• **DATA SUPPLIED**:

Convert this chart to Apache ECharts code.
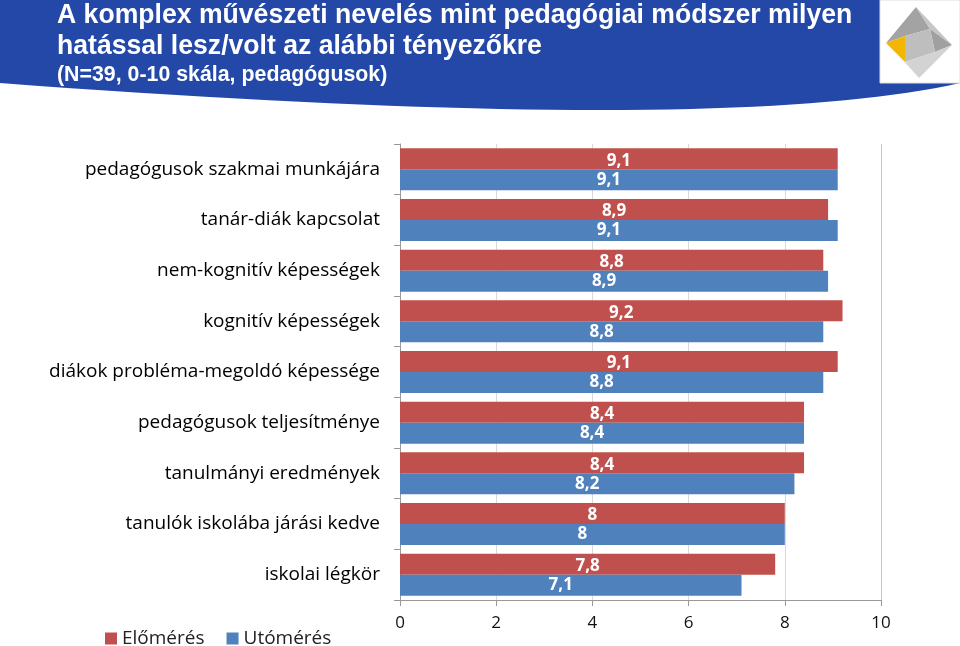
<!DOCTYPE html>
<html><head><meta charset="utf-8">
<script src="https://cdn.jsdelivr.net/npm/echarts@6/dist/echarts.min.js"></script>
<style>html,body{margin:0;padding:0;background:#fff}#c{width:960px;height:646px}</style>
</head><body><div id="c"></div>
<script>
const categories = [
  'pedagógusok szakmai munkájára',
  'tanár-diák kapcsolat',
  'nem-kognitív képességek',
  'kognitív képességek',
  'diákok probléma-megoldó képessége',
  'pedagógusok teljesítménye',
  'tanulmányi eredmények',
  'tanulók iskolába járási kedve',
  'iskolai légkör'
];
const seriesNames = ['Előmérés', 'Utómérés'];
const elomeres = [9.1, 8.9, 8.8, 9.2, 9.1, 8.4, 8.4, 8.0, 7.8];
const utomeres = [9.1, 9.1, 8.9, 8.8, 8.8, 8.4, 8.2, 8.0, 7.1];
const xTicks = [0, 2, 4, 6, 8, 10];
const titleLines = [
  'A komplex művészeti nevelés mint pedagógiai módszer milyen',
  'hatással lesz/volt az alábbi tényezőkre',
  '(N=39, 0-10 skála, pedagógusok)'
];

// banner outline (decoration): quadratic curve along the bottom edge
const bannerPts = [[0, 0], [960, 0]];
for (let i = 0; i <= 40; i++) {
  const t = i / 40;
  const x = (1 - t) * (1 - t) * 960 + 2 * t * (1 - t) * 720;
  const y = (1 - t) * (1 - t) * 83 + 2 * t * (1 - t) * 137 + t * t * 83;
  bannerPts.push([x, y]);
}

const chart = echarts.init(document.getElementById('c'), null, {renderer: 'canvas'});
const fmt = p => String(p.value).replace('.', ',');
const labelStyle = (dx, dy) => ({
  show: true, position: 'inside', color: '#fff', fontWeight: 'bold',
  fontFamily: 'Open Sans', fontSize: 17, formatter: fmt, offset: [dx, dy]
});
const titleFont = '"Liberation Sans", Arial, sans-serif';
chart.setOption({
  animation: false,
  backgroundColor: '#fff',
  grid: {left: 400, right: 79, top: 144, bottom: 46, containLabel: false},
  legend: {
    data: seriesNames, left: 100, top: 624, itemWidth: 12, itemHeight: 12, itemGap: 22,
    icon: 'rect',
    textStyle: {fontFamily: 'Open Sans', fontSize: 19, color: '#222'}
  },
  xAxis: {
    type: 'value', min: xTicks[0], max: xTicks[xTicks.length - 1], interval: 2,
    axisLine: {show: true, lineStyle: {color: '#999'}},
    axisTick: {show: true, length: 6, lineStyle: {color: '#999'}},
    axisLabel: {fontFamily: 'Open Sans', fontSize: 17, color: '#111', margin: 15},
    splitLine: {show: true, lineStyle: {color: ['#d9d9d9', '#d9d9d9', '#d9d9d9', '#d9d9d9', '#d9d9d9', '#b4c6e4']}}
  },
  yAxis: {
    type: 'category', data: categories, inverse: true,
    axisLine: {show: true, lineStyle: {color: '#999'}},
    axisTick: {show: true, length: 6, lineStyle: {color: '#999'}},
    axisLabel: {fontFamily: 'Open Sans', fontSize: 19, color: '#000', margin: 20}
  },
  series: [
    {name: seriesNames[0], type: 'bar', data: elomeres, barWidth: 21, barGap: '0%',
     itemStyle: {color: '#C0504D'}, label: labelStyle(0, 2)},
    {name: seriesNames[1], type: 'bar', data: utomeres, barWidth: 21, barGap: '0%',
     itemStyle: {color: '#4F81BD'}, label: labelStyle(-10, 0)}
  ],
  graphic: [
    {type: 'polygon', shape: {points: bannerPts}, style: {fill: '#2448A8'}, z: 1},
    {type: 'text', x: 57, y: 15, scaleX: 0.95, style: {text: titleLines[0], fill: '#fff', font: 'bold 28px ' + titleFont, verticalAlign: 'middle'}, z: 2},
    {type: 'text', x: 57, y: 46, scaleX: 0.95, style: {text: titleLines[1], fill: '#fff', font: 'bold 28px ' + titleFont, verticalAlign: 'middle'}, z: 2},
    {type: 'text', x: 57, y: 75, scaleX: 0.97, style: {text: titleLines[2], fill: '#fff', font: 'bold 22px ' + titleFont, verticalAlign: 'middle'}, z: 2},
    {type: 'rect', shape: {x: 880, y: 0, width: 80, height: 83}, style: {fill: '#fff', stroke: '#ddd', lineWidth: 1}, z: 3},
    {type: 'polygon', shape: {points: [[916,7],[886,43],[905,36],[930,29]]}, style: {fill: '#a3a3a3'}, z: 4},
    {type: 'polygon', shape: {points: [[916,7],[930,29],[952,45]]}, style: {fill: '#c6c6c6'}, z: 4},
    {type: 'polygon', shape: {points: [[930,29],[952,45],[935,52]]}, style: {fill: '#a0a0a0'}, z: 4},
    {type: 'polygon', shape: {points: [[905,36],[930,29],[935,52],[905,62]]}, style: {fill: '#bebebe'}, z: 4},
    {type: 'polygon', shape: {points: [[886,43],[905,36],[905,62]]}, style: {fill: '#f2b705'}, z: 4},
    {type: 'polygon', shape: {points: [[905,62],[935,52],[952,45],[919,78]]}, style: {fill: '#d3d3d3'}, z: 4},
    {type: 'polygon', shape: {points: [[886,43],[905,62],[919,78]]}, style: {fill: '#e2e2e2'}, z: 4}
  ]
});
</script></body></html>
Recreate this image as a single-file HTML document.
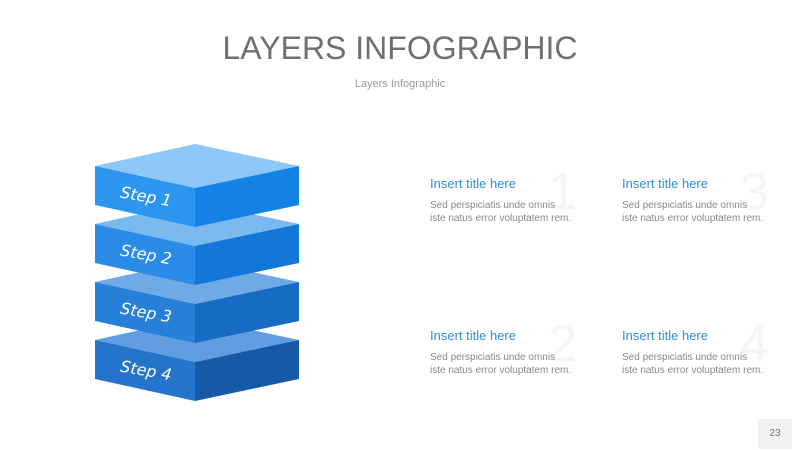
<!DOCTYPE html>
<html><head><meta charset="utf-8"><style>
body{margin:0;width:800px;height:450px;background:#fff;font-family:"Liberation Sans",sans-serif;position:relative;overflow:hidden}
.t{position:absolute;left:0;width:800px;text-align:center}
.blk{position:absolute;width:170px}
.blk h3{margin:0;font-weight:normal;font-size:13px;color:#2d8fd8}
.blk p{margin:8px 0 0;font-size:10px;line-height:13px;color:#888}
.num{position:absolute;font-size:52px;color:#f5f5f5;font-weight:300}
</style></head><body>
<div class="t" style="top:30px;font-size:32px;color:#707070">LAYERS INFOGRAPHIC</div>
<div class="t" style="top:78px;font-size:11px;color:#999">Layers Infographic</div>
<svg width="800" height="450" style="position:absolute;left:0;top:0">
<g transform="translate(0,174)">
<polygon points="195,144 299,166 195,188 95,166" fill="#5f9ce0"/>
<polygon points="95,166 195,188 195,227 95,205" fill="#2474cc"/>
<polygon points="195,188 299,166 299,205 195,227" fill="#1559a8"/>
<text x="146" y="202" transform="rotate(10 146 197)" text-anchor="middle" font-size="16" font-style="italic" fill="#fff" font-family="DejaVu Sans, sans-serif">Step 4</text>
</g>
<g transform="translate(0,116)">
<polygon points="195,144 299,166 195,188 95,166" fill="#6fa9e6"/>
<polygon points="95,166 195,188 195,227 95,205" fill="#2780d8"/>
<polygon points="195,188 299,166 299,205 195,227" fill="#176bc2"/>
<text x="146" y="202" transform="rotate(10 146 197)" text-anchor="middle" font-size="16" font-style="italic" fill="#fff" font-family="DejaVu Sans, sans-serif">Step 3</text>
</g>
<g transform="translate(0,58)">
<polygon points="195,144 299,166 195,188 95,166" fill="#7ab8f0"/>
<polygon points="95,166 195,188 195,227 95,205" fill="#2a8ce6"/>
<polygon points="195,188 299,166 299,205 195,227" fill="#1277d8"/>
<text x="146" y="202" transform="rotate(10 146 197)" text-anchor="middle" font-size="16" font-style="italic" fill="#fff" font-family="DejaVu Sans, sans-serif">Step 2</text>
</g>
<g>
<polygon points="195,144 299,166 195,188 95,166" fill="#8ec8f8"/>
<polygon points="95,166 195,188 195,227 95,205" fill="#2d96ef"/>
<polygon points="195,188 299,166 299,205 195,227" fill="#1482e4"/>
<text x="146" y="202" transform="rotate(10 146 197)" text-anchor="middle" font-size="16" font-style="italic" fill="#fff" font-family="DejaVu Sans, sans-serif">Step 1</text>
</g>
</svg>
<div class="num" style="left:548px;top:162px">1</div>
<div class="num" style="left:740px;top:162px">3</div>
<div class="num" style="left:548px;top:314px">2</div>
<div class="num" style="left:740px;top:314px">4</div>
<div class="blk" style="left:430px;top:176px"><h3>Insert title here</h3><p>Sed perspiciatis unde omnis<br>iste natus error voluptatem rem.</p></div>
<div class="blk" style="left:622px;top:176px"><h3>Insert title here</h3><p>Sed perspiciatis unde omnis<br>iste natus error voluptatem rem.</p></div>
<div class="blk" style="left:430px;top:328px"><h3>Insert title here</h3><p>Sed perspiciatis unde omnis<br>iste natus error voluptatem rem.</p></div>
<div class="blk" style="left:622px;top:328px"><h3>Insert title here</h3><p>Sed perspiciatis unde omnis<br>iste natus error voluptatem rem.</p></div>
<div style="position:absolute;left:758px;top:419px;width:34px;height:30px;background:#f2f2f2;color:#777;font-size:10px;text-align:center;line-height:30px">23</div>
</body></html>
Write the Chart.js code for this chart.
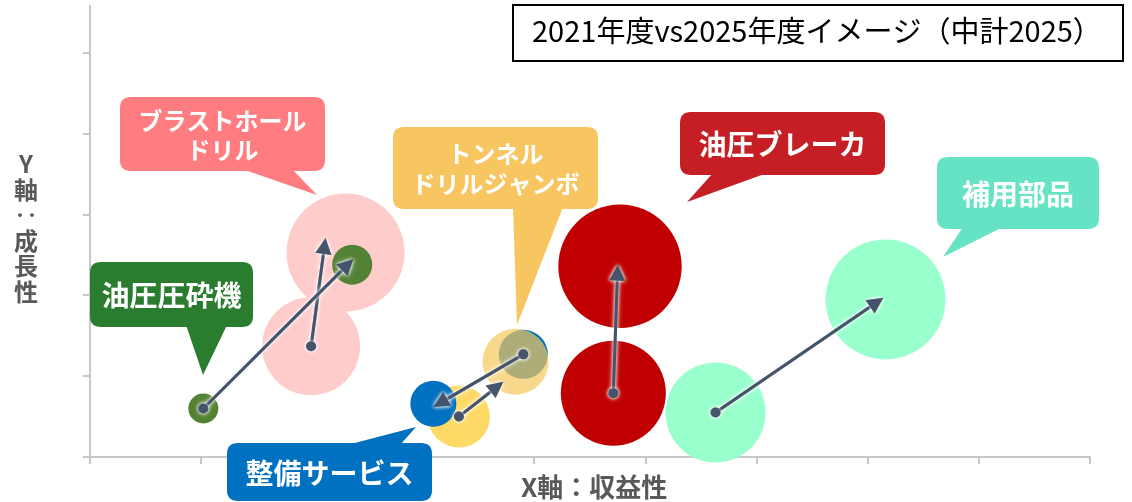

• **AIM**: Find all lines holding the string "this" and copy them.

• **RESPONSE**:
Convert this chart to Apache ECharts code.
Recreate this image as a single-file HTML document.
Write the Chart.js code for this chart.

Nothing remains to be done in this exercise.